Cleveland Fed's 1992 NAFTA Prediction: 'Its Impact Should Be Minimal'

CLEVELAND (TDB) -- Sixteen years later, the Cleveland Fed's prediction looks wrong. In the political realm, NAFTA in 2008 is turning into a deciding force in the presidential race, with Obama using his long-standing skepticism of the trade agreement as a tool to hammer Hillary Clinton. A Cleveland Federal Reserve Bank "economic commentary" published on the eve of the 1992 presidential contest gives a peek back into the era of NAFTA's birth, the era when blue-collar concerns were minimized. The Cleveland Fed's Oct. 15, 1992 report is called "NAFTA and the Midwest," and is available online here.

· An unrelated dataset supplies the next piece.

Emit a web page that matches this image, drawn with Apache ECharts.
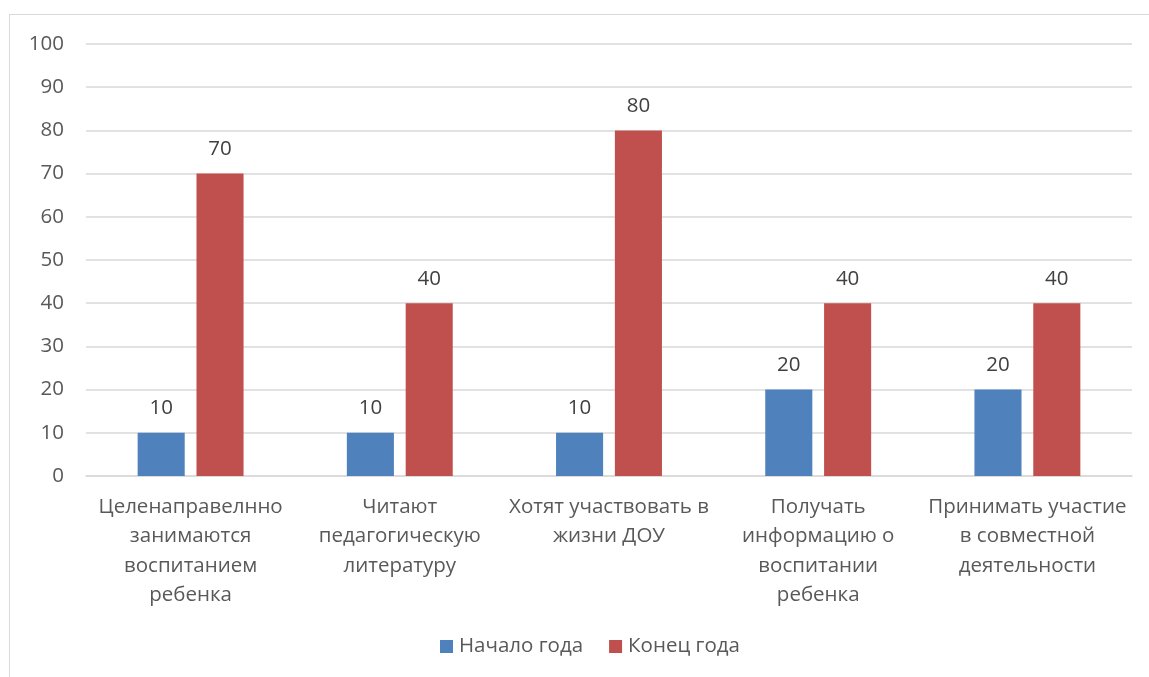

The Fed said its Economists' Roundtable concluded the trade agreement wouldn't lead to any significant impact on the region:

"Participants were asked to assess how they see the agreement affecting their businesses, with particular emphasis on autos, steel, and electronics/telecommunications -- three industries of great importance to the Midwest econony. In addition, several outside experts were invited to present their insights on the economywide and industry-specific effects of the pact. The group generally agreed that NAFTA would have only a minimal impact on worker displacement."

One thing that hasn't changed. Blue collar workers were suspicious that trade agreements could end up costing their paychecks.

"In the United States, and particularly the Midwest, many workers are concerned that NAFTA may be their ticket to the unemployment line. Participants at the latest meeting of the Fourth Federal Reserve District Roundtable see it another way. While they recognize that reducing trade barriers displaces workers, they generally agree that NAFTA's impact on both job loss and overall benefits would be modest. In their view, the agreement is primarily a means of solidifying rather than inititating the process of opening national borders to trade and investment. The fortunes of particular workers will depend on both the competitiveness of their industries and the skill requirements of the new jobs that will be created."

The big question in 2008: Where are all those new jobs in Ohio that were supposed to be created?